Les Journées Cinématographiques de Carthage ont réservé leur lot annuel de découvertes de films exotiques en grande partie soudanais. Le Soudan révolutionnaire des derniers mois accouche de deux longs métrages : la fiction « You Will Die at Twenty » d’Amjad Abu Alala et le documentaire « Talking About Trees » de Suhaib Gasmelbari. Arrêt sur ces deux expériences cinématographiques nouvelles.
L’OVNI cinématographique d’Amjad Abu Alala
Dans un village soudanais, dans les années 60, une mère donne naissance à un garçon : Muzamel. Mais le derviche prédit qu’il mourra à l’âge de 20 ans. Muzamel vit un véritable enfer et grandit entouré de regards de compassion qui le font se sentir mort avant l’heure. Le fantôme du derviche le poursuit sans cesse, jusqu’au jour où Suliman, qui travaillait en ville, rentre au village. Son vieux projecteur de cinéma ouvre pour Muzamel une fenêtre sur le monde. Suliman, dont la tête est pleine d’idées de liberté, de progrès et de rébellion, est rejeté par les autres habitants qui le voient comme un ivrogne qui fréquente les bordels. Au contact de Suliman, la personnalité de Muzamel commence à changer et commence à creuser sa propre tombe. Quand arrive le jour de ses vingt ans, Muzamel est plein de doutes et doit choisir entre la mort, le bordel ou un bus qui peut l’emmener dans le monde qu’il veut tant découvrir.
Le film a raflé le prix de la meilleure fiction au festival El Gouna : son image et sa direction photo font son point fort : les plans et le cadre du film ensorcellent et offrent un dépaysement aux spectateurs. « I Will Die At Twenty » est une percée dans les rites et les traditions tribales et locales au Soudan : croyances, spiritualité, traditions religieuses sont étalées afin de donner des réponses concrètes au rapport espace / temps, à la vie après la mort, au mieux-vivre avant la mort et aux accomplissements de l’individu ici-bas sur terre dès sa naissance jusqu’à sa disparition. Cet être humain sans cesse en quête de soi. Le cinéma n’a pas de frontières et puise sa force d’horizons nouveaux.
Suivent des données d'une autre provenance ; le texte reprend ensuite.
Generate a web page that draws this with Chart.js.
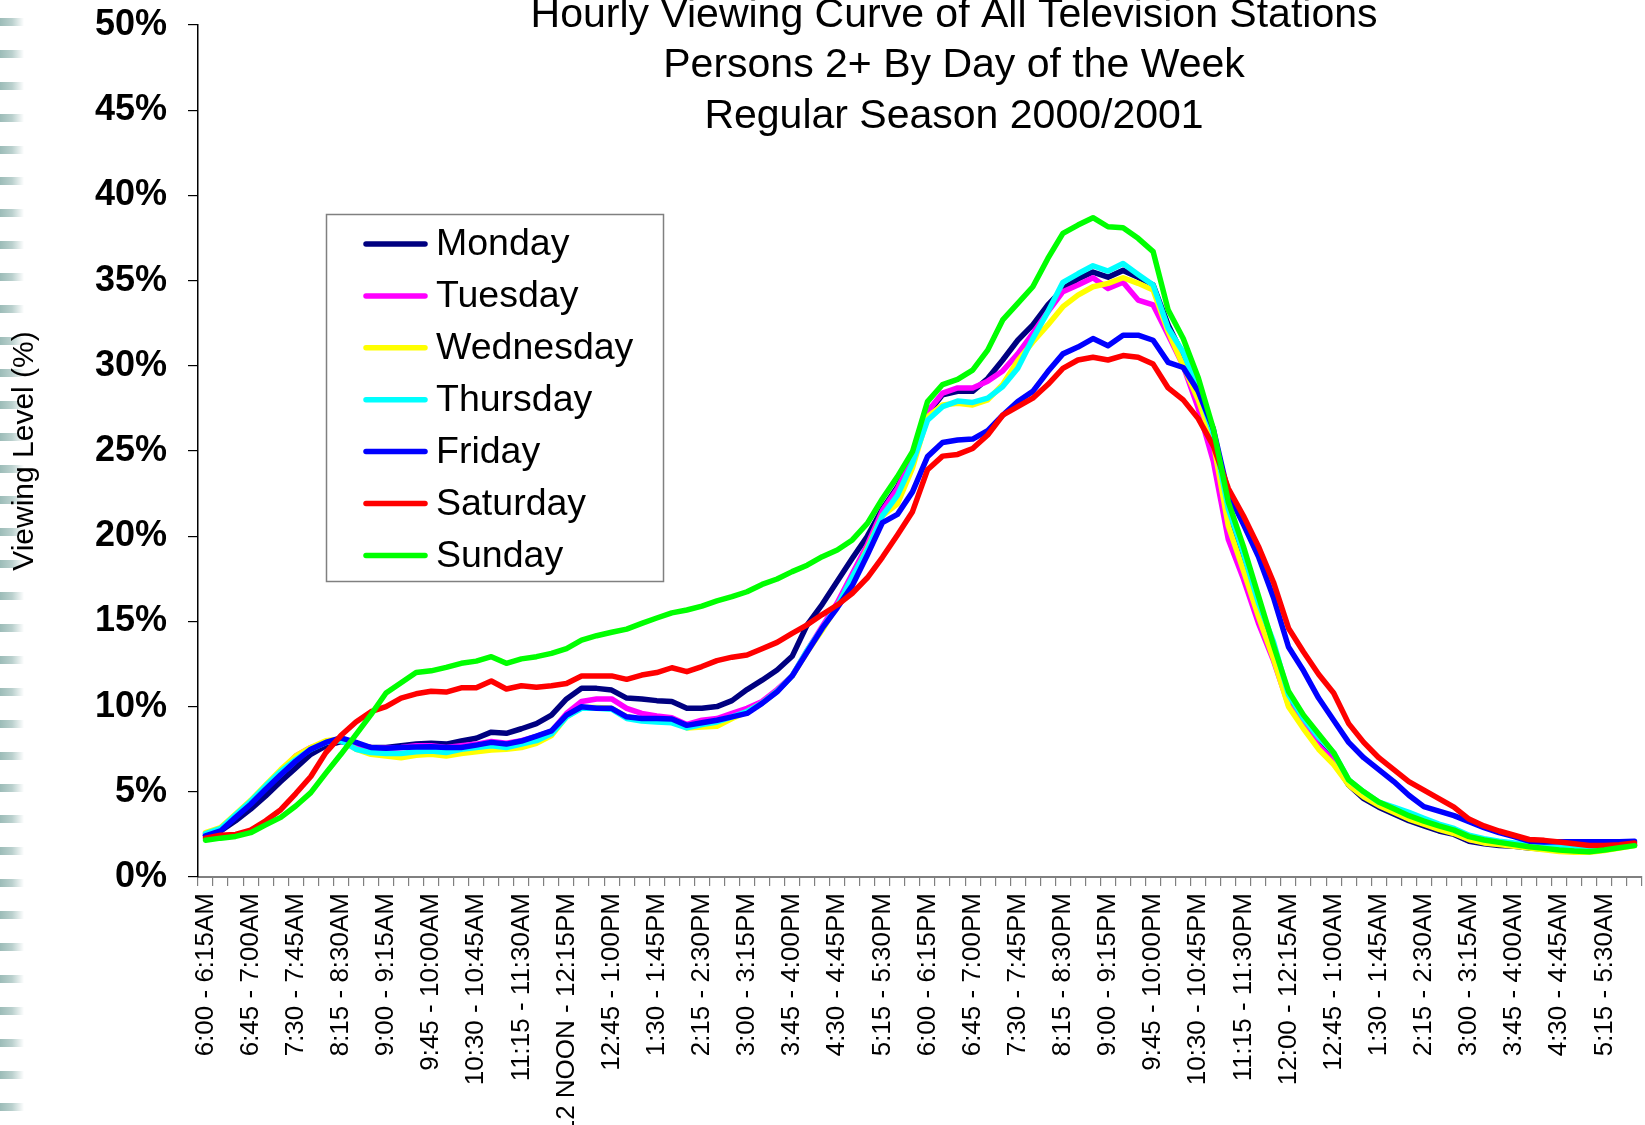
<!DOCTYPE html>
<html>
<head>
<meta charset="utf-8">
<script src="https://cdn.jsdelivr.net/npm/chart.js@4.4.1/dist/chart.umd.min.js"></script>
<style>
html,body{margin:0;padding:0;background:#fff;}
#wrap{position:relative;width:1645px;height:1125px;overflow:hidden;background:#fff;}
#deco{position:absolute;left:0;top:0;width:24px;height:1125px;
 background:
  linear-gradient(to right, rgba(255,255,255,0) 0%, rgba(255,255,255,0.3) 50%, rgba(255,255,255,1) 100%),
  repeating-linear-gradient(to bottom, rgba(0,0,0,0) 0px, rgba(0,0,0,0) 18px, #9cbcb8 18px, #9cbcb8 26px, rgba(0,0,0,0) 26px, rgba(0,0,0,0) 31.9px);}
canvas{position:absolute;left:0;top:0;}
</style>
</head>
<body>
<div id="wrap">
<div id="deco"></div>
<canvas id="c" width="1645" height="1125"></canvas>
</div>
<script>
const titleLines = ["Hourly Viewing Curve of All Television Stations", "Persons 2+ By Day of the Week", "Regular Season 2000/2001"];
const yAxisTitle = "Viewing Level (%)";

const categories = [
"6:00 - 6:15AM","6:15 - 6:30AM","6:30 - 6:45AM","6:45 - 7:00AM","7:00 - 7:15AM","7:15 - 7:30AM","7:30 - 7:45AM","7:45 - 8:00AM",
"8:00 - 8:15AM","8:15 - 8:30AM","8:30 - 8:45AM","8:45 - 9:00AM","9:00 - 9:15AM","9:15 - 9:30AM","9:30 - 9:45AM","9:45 - 10:00AM",
"10:00 - 10:15AM","10:15 - 10:30AM","10:30 - 10:45AM","10:45 - 11:00AM","11:00 - 11:15AM","11:15 - 11:30AM","11:30 - 11:45AM","11:45 - 12 NOON",
"12 NOON - 12:15PM","12:15 - 12:30PM","12:30 - 12:45PM","12:45 - 1:00PM","1:00 - 1:15PM","1:15 - 1:30PM","1:30 - 1:45PM","1:45 - 2:00PM",
"2:00 - 2:15PM","2:15 - 2:30PM","2:30 - 2:45PM","2:45 - 3:00PM","3:00 - 3:15PM","3:15 - 3:30PM","3:30 - 3:45PM","3:45 - 4:00PM",
"4:00 - 4:15PM","4:15 - 4:30PM","4:30 - 4:45PM","4:45 - 5:00PM","5:00 - 5:15PM","5:15 - 5:30PM","5:30 - 5:45PM","5:45 - 6:00PM",
"6:00 - 6:15PM","6:15 - 6:30PM","6:30 - 6:45PM","6:45 - 7:00PM","7:00 - 7:15PM","7:15 - 7:30PM","7:30 - 7:45PM","7:45 - 8:00PM",
"8:00 - 8:15PM","8:15 - 8:30PM","8:30 - 8:45PM","8:45 - 9:00PM","9:00 - 9:15PM","9:15 - 9:30PM","9:30 - 9:45PM","9:45 - 10:00PM",
"10:00 - 10:15PM","10:15 - 10:30PM","10:30 - 10:45PM","10:45 - 11:00PM","11:00 - 11:15PM","11:15 - 11:30PM","11:30 - 11:45PM","11:45 - 12:00AM",
"12:00 - 12:15AM","12:15 - 12:30AM","12:30 - 12:45AM","12:45 - 1:00AM","1:00 - 1:15AM","1:15 - 1:30AM","1:30 - 1:45AM","1:45 - 2:00AM",
"2:00 - 2:15AM","2:15 - 2:30AM","2:30 - 2:45AM","2:45 - 3:00AM","3:00 - 3:15AM","3:15 - 3:30AM","3:30 - 3:45AM","3:45 - 4:00AM",
"4:00 - 4:15AM","4:15 - 4:30AM","4:30 - 4:45AM","4:45 - 5:00AM","5:00 - 5:15AM","5:15 - 5:30AM","5:30 - 5:45AM","5:45 - 6:00AM"
];

const seriesNames = ["Monday","Tuesday","Wednesday","Thursday","Friday","Saturday","Sunday"];
const seriesColors = ["#000080","#FF00FF","#FFFF00","#00FFFF","#0000FF","#FF0000","#00FF00"];

const monday = [
2.42,2.7,3.3,3.98,4.76,5.6,6.4,7.2,7.7,7.95,7.75,7.6,7.6,7.7,7.8,7.85,
7.8,7.98,8.14,8.5,8.43,8.7,9.0,9.5,10.45,11.07,11.07,10.97,10.5,10.45,10.35,10.3,
9.9,9.9,10.0,10.35,11.0,11.55,12.15,12.95,14.8,16.0,17.35,18.7,20.0,21.6,22.9,24.6,
27.2,28.3,28.5,28.5,29.25,30.34,31.5,32.4,33.57,34.5,35.1,35.5,35.2,35.6,35.2,34.74,
32.4,30.6,28.6,26.0,21.5,18.8,16.0,13.3,10.5,9.0,7.8,6.8,5.4,4.6,4.1,3.7,
3.3,3.0,2.7,2.5,2.1,1.95,1.85,1.8,1.7,1.65,1.6,1.6,1.6,1.65,1.75,1.9];

const tuesday = [
2.5,2.8,3.6,4.4,5.3,6.2,7.1,7.6,7.9,8.1,7.8,7.6,7.55,7.6,7.7,7.7,
7.6,7.7,7.8,7.95,7.85,8.0,8.25,8.55,9.6,10.3,10.45,10.45,9.9,9.6,9.45,9.35,
8.95,9.2,9.3,9.6,9.9,10.3,11.0,11.8,13.3,14.7,16.1,17.8,19.5,21.5,22.8,24.6,
27.3,28.4,28.7,28.7,29.1,29.7,30.7,31.9,33.17,34.35,34.74,35.17,34.54,34.9,33.86,33.57,
31.8,30.0,27.5,24.4,19.8,17.5,14.9,12.7,10.1,9.0,7.7,6.8,5.5,4.8,4.3,3.9,
3.5,3.15,2.85,2.6,2.2,2.05,1.95,1.85,1.75,1.65,1.6,1.55,1.55,1.6,1.75,1.9];

const wednesday = [
2.6,2.9,3.7,4.5,5.4,6.3,7.1,7.6,8.0,8.1,7.5,7.2,7.1,7.0,7.15,7.2,
7.1,7.25,7.35,7.45,7.5,7.6,7.85,8.3,9.4,9.95,9.95,9.9,9.4,9.25,9.2,9.2,
8.75,8.8,8.85,9.3,9.7,10.2,10.9,11.8,13.2,14.5,15.9,17.5,19.3,21.2,21.9,24.0,
27.0,27.7,27.8,27.7,28.0,28.9,30.3,31.4,32.4,33.47,34.15,34.64,34.84,35.17,34.84,34.45,
32.0,30.0,28.0,25.5,20.6,18.0,15.3,12.8,10.0,8.7,7.5,6.6,5.4,4.7,4.2,3.8,
3.4,3.1,2.8,2.55,2.2,2.0,1.9,1.8,1.7,1.6,1.5,1.45,1.45,1.55,1.7,1.85];

const thursday = [
2.55,2.85,3.65,4.45,5.35,6.2,6.9,7.5,7.9,8.0,7.5,7.3,7.25,7.25,7.35,7.4,
7.3,7.5,7.6,7.7,7.6,7.8,8.0,8.4,9.4,9.9,9.9,9.85,9.3,9.15,9.1,9.05,
8.75,8.95,9.1,9.4,9.7,10.2,10.9,11.8,13.3,14.6,15.9,17.6,19.2,21.2,22.4,24.3,
26.8,27.6,27.93,27.85,28.1,28.78,29.86,31.6,33.17,34.9,35.4,35.87,35.56,36.0,35.36,34.74,
32.2,30.8,28.6,26.0,21.6,19.0,16.1,13.8,10.7,9.3,8.2,7.3,5.7,5.0,4.4,4.1,
3.8,3.45,3.1,2.85,2.45,2.25,2.1,2.0,1.9,1.8,1.75,1.7,1.65,1.7,1.85,2.05];

const friday = [
2.42,2.7,3.5,4.27,5.15,6.0,6.8,7.5,7.9,8.17,7.9,7.6,7.55,7.6,7.63,7.65,
7.6,7.6,7.74,7.9,7.8,7.98,8.27,8.57,9.5,9.99,9.9,9.9,9.4,9.3,9.3,9.27,
8.9,9.05,9.2,9.4,9.6,10.19,10.87,11.8,13.2,14.6,15.8,17.1,18.9,20.8,21.28,22.6,
24.67,25.5,25.65,25.7,26.2,27.1,27.9,28.5,29.66,30.7,31.1,31.6,31.18,31.8,31.8,31.5,
30.2,29.9,28.5,26.3,22.5,20.7,18.8,16.4,13.5,12.1,10.5,9.2,7.9,7.0,6.3,5.6,
4.8,4.13,3.87,3.6,3.25,2.9,2.6,2.37,2.1,2.05,2.07,2.07,2.07,2.07,2.07,2.1];

const saturday = [
2.28,2.45,2.5,2.75,3.3,3.95,4.9,5.9,7.3,8.3,9.1,9.7,10.0,10.5,10.75,10.9,
10.85,11.1,11.1,11.5,11.03,11.22,11.13,11.22,11.36,11.8,11.8,11.8,11.6,11.85,12.0,12.28,
12.05,12.35,12.7,12.9,13.03,13.4,13.77,14.3,14.8,15.4,15.96,16.65,17.56,18.76,20.07,21.44,
23.9,24.7,24.8,25.15,25.94,27.1,27.6,28.1,28.9,29.85,30.34,30.5,30.34,30.6,30.5,30.1,
28.7,28.0,26.9,25.3,22.8,21.2,19.4,17.3,14.6,13.2,11.9,10.8,9.0,7.9,7.0,6.3,
5.6,5.1,4.6,4.1,3.4,3.0,2.7,2.45,2.2,2.15,2.05,1.95,1.85,1.85,1.9,2.0];

const sunday = [
2.16,2.28,2.38,2.6,3.06,3.5,4.17,4.95,6.1,7.2,8.36,9.53,10.8,11.4,12.0,12.1,
12.3,12.54,12.67,12.93,12.54,12.8,12.93,13.12,13.4,13.9,14.16,14.36,14.55,14.88,15.2,15.5,
15.67,15.9,16.2,16.45,16.74,17.17,17.49,17.92,18.3,18.8,19.19,19.78,20.75,22.2,23.5,24.96,
27.9,28.9,29.2,29.75,30.92,32.69,33.66,34.64,36.3,37.77,38.26,38.69,38.16,38.1,37.48,36.7,
33.27,31.6,29.3,26.3,22.0,19.4,16.5,13.6,10.9,9.5,8.4,7.3,5.7,5.0,4.4,4.0,
3.6,3.28,3.0,2.75,2.37,2.17,2.03,1.9,1.78,1.68,1.58,1.52,1.48,1.58,1.72,1.84];

const seriesValues = [monday, tuesday, wednesday, thursday, friday, saturday, sunday];

const yMin = 0, yMax = 50, yStep = 5;
const labelEvery = 3;

const FONT = '"Liberation Sans", Arial, Helvetica, sans-serif';

const overlay = {
  id: 'overlay',
  afterDraw(chart) {
    const ctx = chart.ctx;
    ctx.save();
    // title
    ctx.fillStyle = '#000';
    ctx.font = '41px ' + FONT;
    ctx.textAlign = 'center';
    ctx.textBaseline = 'alphabetic';
    titleLines.forEach((t, i) => ctx.fillText(t, 954, 26.5 + 50.5 * i));
    // legend
    const bx = 326, by = 214, bw = 337, bh = 367;
    ctx.fillStyle = '#fff';
    ctx.fillRect(bx, by, bw, bh);
    ctx.strokeStyle = '#808080';
    ctx.lineWidth = 1.5;
    ctx.strokeRect(bx + 0.5, by + 0.5, bw, bh);
    chart.data.datasets.forEach((ds, i) => {
      const y = 244 + 51.9 * i;
      ctx.strokeStyle = ds.borderColor;
      ctx.lineWidth = 5.5;
      ctx.lineCap = 'round';
      ctx.beginPath();
      ctx.moveTo(366, y);
      ctx.lineTo(425, y);
      ctx.stroke();
      ctx.fillStyle = '#000';
      ctx.font = '37.5px ' + FONT;
      ctx.textAlign = 'left';
      ctx.textBaseline = 'middle';
      ctx.fillText(ds.label, 436, y + 1);
    });
    ctx.restore();
  }
};

new Chart(document.getElementById('c'), {
  type: 'line',
  data: {
    labels: categories,
    datasets: seriesNames.map((name, i) => ({
      label: name,
      data: seriesValues[i],
      borderColor: seriesColors[i],
      backgroundColor: seriesColors[i],
      borderWidth: 5.5,
      pointRadius: 0,
      pointHoverRadius: 0,
      tension: 0,
      fill: false,
      borderJoinStyle: 'round',
      borderCapStyle: 'round',
      order: seriesNames.length - 1 - i
    }))
  },
  options: {
    responsive: false,
    animation: false,
    events: [],
    layout: { padding: { left: 0, top: 25, right: 3, bottom: 0 } },
    plugins: {
      legend: { display: false },
      title: { display: false },
      tooltip: { enabled: false }
    },
    scales: {
      x: {
        type: 'category',
        offset: true,
        grid: { display: true, drawOnChartArea: false, drawTicks: true, tickLength: 9, color: '#808080', lineWidth: 1.2, offset: true },
        border: { display: true, color: '#808080', width: 2 },
        ticks: {
          autoSkip: false,
          minRotation: 90,
          maxRotation: 90,
          padding: 7,
          color: '#000',
          font: { family: FONT, size: 26 },
          callback: function(v, idx) { return idx % labelEvery === 0 ? categories[idx] : ''; }
        },
        afterFit: function(s) { s.height = 248; s.paddingLeft = 0; s.paddingRight = 0; }
      },
      y: {
        min: yMin, max: yMax,
        grid: { display: true, drawOnChartArea: false, drawTicks: true, tickLength: 10, color: '#000', lineWidth: 1.2 },
        border: { display: true, color: '#000', width: 1.5 },
        ticks: {
          stepSize: yStep,
          padding: 21,
          color: '#000',
          font: { family: FONT, size: 36, weight: 'bold' },
          callback: function(v) { return v + '%'; }
        },
        title: { display: true, text: yAxisTitle, color: '#000', font: { family: FONT, size: 30 }, padding: { top: 7, bottom: 0 } },
        afterFit: function(s) { s.width = 198; s.paddingTop = 0; s.paddingBottom = 0; }
      }
    }
  },
  plugins: [overlay]
});
</script>
</body>
</html>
Le cinéma engagé de Suhaib Gasmelbari
Ibrahim, Suleiman, Manar et Altayeb, quatre cinéastes facétieux et idéalistes, sillonnent dans un van les routes du Soudan pour projeter des films en évitant la censure du pouvoir. Ces quatre amis seniors de toujours se mettent à rêver d’organiser une grande projection publique dans la capitale Khartoum et de rénover une salle de cinéma à l’abandon. Son nom ? La Révolution. « Ce documentaire raconte la disparition de la culture et de l’histoire du Soudan gangréné par les guerres et l’islamisme. Ce pays régi par une dictature est à l’arrêt et a du mal à se raviver, notamment à cause des islamistes au pouvoir. Le “Sudanese Film Group”. Tel est le nom de ces seniors qui luttent au quotidien pour la survie du cinéma qui n’est pas forcément divertissant ou attachant à voir mais représente un combat mené de bout en bout pour le maintien d’une salle de cinéma. Un groupe d’artistes qui refusent que des films soient vus ailleurs plutôt que dans leur pays.